Quoting Ambedkar, Roy said that it would be fateful that day when the leaders of this country will consider their caste, they are religious, and their community interests to be bigger than the interests of the country. “So we need justice, but we do not need violence. If we go in dividing ourselves like this, this entire country will be splintered into pieces. Where will you stop these divisive politics? Our identity our character is our difference, our plurality, if we don’t take note of this, this could try will be destroyed,” she said.
She added, “Your [of Kandhamal people] struggle has brought to the face of the country the injustices and the inequalities existing on our society and I am grateful that you have continued your struggle through these years. Your cases are still in the courts. Despite the Supreme Court order to reopen cases, but the administration, the Odisha Chief Minister, the system is sitting idle. Why? They are saying in Delhi that we have the best system in this country. But how do you measure a system, by counting the number of toilets? Or by giving justice?”

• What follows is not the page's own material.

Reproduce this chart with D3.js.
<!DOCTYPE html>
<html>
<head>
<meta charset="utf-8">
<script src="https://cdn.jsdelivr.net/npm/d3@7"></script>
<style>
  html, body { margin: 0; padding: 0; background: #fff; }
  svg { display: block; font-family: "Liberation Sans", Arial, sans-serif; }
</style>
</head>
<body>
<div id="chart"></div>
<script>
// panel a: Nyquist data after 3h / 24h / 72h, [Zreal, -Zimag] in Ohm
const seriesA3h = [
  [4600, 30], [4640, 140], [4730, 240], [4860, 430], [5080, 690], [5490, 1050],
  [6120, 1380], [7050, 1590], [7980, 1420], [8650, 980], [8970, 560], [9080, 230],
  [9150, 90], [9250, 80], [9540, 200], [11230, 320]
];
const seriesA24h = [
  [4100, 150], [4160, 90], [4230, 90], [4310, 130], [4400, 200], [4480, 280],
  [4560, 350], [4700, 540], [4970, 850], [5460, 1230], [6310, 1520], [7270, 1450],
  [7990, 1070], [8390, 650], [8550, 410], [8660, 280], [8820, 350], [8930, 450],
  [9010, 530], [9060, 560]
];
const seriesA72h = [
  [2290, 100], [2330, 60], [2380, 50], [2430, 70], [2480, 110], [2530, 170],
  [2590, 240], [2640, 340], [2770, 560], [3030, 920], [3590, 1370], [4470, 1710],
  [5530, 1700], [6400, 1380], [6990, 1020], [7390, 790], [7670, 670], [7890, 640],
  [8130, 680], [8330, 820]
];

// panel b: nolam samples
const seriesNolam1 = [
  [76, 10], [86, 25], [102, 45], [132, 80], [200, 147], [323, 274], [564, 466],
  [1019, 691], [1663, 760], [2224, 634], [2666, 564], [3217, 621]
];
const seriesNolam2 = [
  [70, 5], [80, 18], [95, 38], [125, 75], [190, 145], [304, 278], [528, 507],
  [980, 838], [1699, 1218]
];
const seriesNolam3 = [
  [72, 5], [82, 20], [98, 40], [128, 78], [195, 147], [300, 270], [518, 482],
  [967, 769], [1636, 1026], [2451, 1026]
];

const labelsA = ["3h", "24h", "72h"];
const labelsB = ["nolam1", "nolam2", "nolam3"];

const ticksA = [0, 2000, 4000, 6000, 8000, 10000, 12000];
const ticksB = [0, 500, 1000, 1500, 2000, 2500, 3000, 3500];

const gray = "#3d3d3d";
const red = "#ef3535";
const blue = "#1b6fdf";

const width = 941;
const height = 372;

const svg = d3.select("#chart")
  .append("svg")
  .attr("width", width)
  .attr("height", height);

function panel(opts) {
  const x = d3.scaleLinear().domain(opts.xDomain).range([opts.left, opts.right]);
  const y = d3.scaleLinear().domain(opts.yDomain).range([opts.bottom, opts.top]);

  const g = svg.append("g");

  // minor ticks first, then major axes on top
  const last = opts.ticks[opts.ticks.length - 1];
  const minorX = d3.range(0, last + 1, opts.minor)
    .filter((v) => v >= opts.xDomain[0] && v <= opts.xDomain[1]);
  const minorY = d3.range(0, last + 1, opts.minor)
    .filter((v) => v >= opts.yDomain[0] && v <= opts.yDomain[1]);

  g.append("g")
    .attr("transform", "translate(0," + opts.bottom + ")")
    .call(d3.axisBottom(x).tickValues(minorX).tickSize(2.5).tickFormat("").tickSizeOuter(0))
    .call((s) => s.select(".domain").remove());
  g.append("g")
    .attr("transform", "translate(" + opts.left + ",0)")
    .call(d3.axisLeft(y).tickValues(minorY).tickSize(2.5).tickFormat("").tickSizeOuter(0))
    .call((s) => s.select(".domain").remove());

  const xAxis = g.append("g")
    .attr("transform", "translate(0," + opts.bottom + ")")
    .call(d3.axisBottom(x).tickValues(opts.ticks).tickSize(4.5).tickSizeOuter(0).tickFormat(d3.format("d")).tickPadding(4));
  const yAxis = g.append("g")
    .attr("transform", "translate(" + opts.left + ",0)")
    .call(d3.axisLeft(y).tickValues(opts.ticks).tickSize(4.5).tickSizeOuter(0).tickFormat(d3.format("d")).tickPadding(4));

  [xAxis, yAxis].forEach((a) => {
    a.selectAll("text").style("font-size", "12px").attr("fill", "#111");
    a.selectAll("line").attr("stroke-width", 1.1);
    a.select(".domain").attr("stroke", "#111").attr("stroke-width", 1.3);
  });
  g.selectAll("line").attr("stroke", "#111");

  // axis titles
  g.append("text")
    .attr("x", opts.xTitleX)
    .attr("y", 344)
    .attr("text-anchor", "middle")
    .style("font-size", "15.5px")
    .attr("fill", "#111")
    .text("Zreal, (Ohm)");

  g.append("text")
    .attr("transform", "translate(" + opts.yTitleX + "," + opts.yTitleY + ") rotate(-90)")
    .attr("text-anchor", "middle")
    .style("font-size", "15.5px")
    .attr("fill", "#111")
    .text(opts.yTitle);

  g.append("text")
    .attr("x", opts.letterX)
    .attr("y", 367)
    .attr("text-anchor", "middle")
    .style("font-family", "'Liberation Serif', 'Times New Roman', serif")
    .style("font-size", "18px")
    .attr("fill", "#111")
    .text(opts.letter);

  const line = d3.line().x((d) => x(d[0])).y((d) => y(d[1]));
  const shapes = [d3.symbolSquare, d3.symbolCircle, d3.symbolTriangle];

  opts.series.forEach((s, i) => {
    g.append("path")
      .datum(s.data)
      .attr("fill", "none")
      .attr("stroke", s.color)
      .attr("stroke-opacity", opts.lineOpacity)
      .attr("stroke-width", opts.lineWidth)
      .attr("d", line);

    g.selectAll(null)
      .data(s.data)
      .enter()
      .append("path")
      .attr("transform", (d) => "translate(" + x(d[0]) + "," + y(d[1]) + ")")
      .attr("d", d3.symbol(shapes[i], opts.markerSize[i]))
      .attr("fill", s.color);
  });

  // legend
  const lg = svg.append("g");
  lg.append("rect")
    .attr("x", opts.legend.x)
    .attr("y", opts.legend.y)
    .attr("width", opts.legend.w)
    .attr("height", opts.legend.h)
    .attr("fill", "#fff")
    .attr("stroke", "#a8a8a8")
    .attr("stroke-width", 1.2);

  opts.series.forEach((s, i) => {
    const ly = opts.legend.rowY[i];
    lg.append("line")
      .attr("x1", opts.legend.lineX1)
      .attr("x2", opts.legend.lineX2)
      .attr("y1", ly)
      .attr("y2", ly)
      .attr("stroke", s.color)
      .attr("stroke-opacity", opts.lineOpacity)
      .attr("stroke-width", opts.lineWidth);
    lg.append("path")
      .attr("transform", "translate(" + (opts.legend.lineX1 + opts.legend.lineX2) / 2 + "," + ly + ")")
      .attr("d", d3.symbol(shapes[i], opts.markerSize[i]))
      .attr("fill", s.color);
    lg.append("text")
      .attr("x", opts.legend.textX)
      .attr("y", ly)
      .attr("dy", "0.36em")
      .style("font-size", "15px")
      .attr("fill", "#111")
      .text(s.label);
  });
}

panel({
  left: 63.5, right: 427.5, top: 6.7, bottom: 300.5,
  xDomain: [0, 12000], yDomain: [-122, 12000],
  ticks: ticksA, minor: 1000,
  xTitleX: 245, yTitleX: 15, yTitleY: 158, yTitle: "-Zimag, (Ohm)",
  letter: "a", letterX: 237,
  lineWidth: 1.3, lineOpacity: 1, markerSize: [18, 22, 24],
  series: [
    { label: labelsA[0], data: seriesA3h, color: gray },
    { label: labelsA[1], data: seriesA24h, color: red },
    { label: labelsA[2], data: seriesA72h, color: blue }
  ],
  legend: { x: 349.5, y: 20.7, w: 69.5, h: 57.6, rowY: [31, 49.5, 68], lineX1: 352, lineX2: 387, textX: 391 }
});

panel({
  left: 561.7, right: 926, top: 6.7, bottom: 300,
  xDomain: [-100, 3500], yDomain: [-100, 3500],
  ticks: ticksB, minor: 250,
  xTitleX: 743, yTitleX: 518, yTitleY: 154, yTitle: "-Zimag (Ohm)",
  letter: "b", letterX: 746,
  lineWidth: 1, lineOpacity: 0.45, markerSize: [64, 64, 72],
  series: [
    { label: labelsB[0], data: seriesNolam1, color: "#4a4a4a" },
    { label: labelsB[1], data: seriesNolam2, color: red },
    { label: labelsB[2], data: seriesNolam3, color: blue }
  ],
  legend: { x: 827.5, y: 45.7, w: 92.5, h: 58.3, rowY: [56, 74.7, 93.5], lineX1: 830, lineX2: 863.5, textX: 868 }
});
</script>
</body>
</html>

If anyone says anything against injustice in Delhi, Raipur, Ranchi or anywhere else, they call them “anti-national.” We don’t elect bosses, we elect representatives to rule for us. There is a darvesh in Sufi tradition. They dance in a trance with one hand in the earth and one on the sky. The human is in between. In a democracy, you one hand should be in Kandhamal, the other has to be in Delhi and Bhubaneswar. Or else there will be no justice, she said.
What is happening in Kandhamal, is not happening just here. This fear is being spread everywhere today. They killed Kalburgi, Pansare, Gauri, and Dhabolkar.
“They want to silence us all using this fear and terror. If we want to build something we become “anti-national,” but those who are breaking the country are being celebrated as hardline Hindu extremists. The rules of the day want to change the word secularism and make it into Hindu Rashtra, but we won’t allow that.
Ten years since the Kandhamal carnage, people in large numbers assembled in Phulbani to remember the carnage and to demanded justice.